NeoCurve
Predicting Oxyhaemoglobin Dissociation Curve Shift in Preterm Infants.
NeoCurve bridges physiology, clinical neonatology, and artificial intelligence to improve the understanding and bedside assessment of bronchopulmonary dysplasia (BPD) in preterm infants. The project, conducted as part of my MSc in Medical Informatics at the Universitäts-Kinderspital beider Basel (UKBB), aimed to develop a machine learning framework capable of predicting the oxyhaemoglobin dissociation curve (ODC) shift — a physiologically grounded marker of pulmonary gas-exchange efficiency.
Traditional methods for estimating this curve require multiple paired measurements of inspired oxygen pressure (PiO₂) and arterial oxygen saturation (SpO₂), which limits their feasibility in daily clinical use. To address this, NeoCurve introduced a data-efficient, explainable ML model that predicts the ODC shift from as little as one or two non-invasive SpO₂–PiO₂ data points.
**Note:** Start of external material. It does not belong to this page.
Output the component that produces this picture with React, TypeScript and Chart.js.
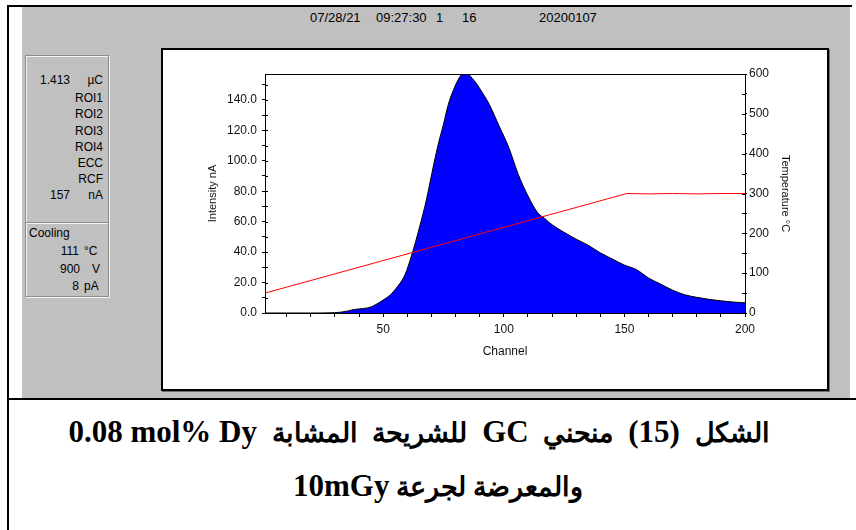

The project integrated feature engineering, physiological modeling, and rigorous external validation using multi-centre neonatal datasets. The final linear regression-based model achieved strong performance (MAE = 0.63 kPa on test set; 0.49 kPa on validation set) and robust generalisation across datasets, enabling a simplified yet physiologically interpretable representation of pulmonary impairment.
In addition to the core model, the project delivered two functional software tools:
- a Streamlit-based annotation platform for clinician-guided labelling and data curation, and
- a React/Flask web application deploying the trained model as a lightweight decision-support tool for bedside use.
By combining clinical realism, physiological interpretability, and reproducible AI design, PhysioAI demonstrates how machine learning can translate complex physiological principles into actionable bedside insights, providing a foundation for future non-invasive monitoring and early risk stratification in neonatal care.
The prototype of this webapplication is available here.
This work, a collaboration with the University Children’s Hospital Basel (UKBB) is currently in preparation for publication.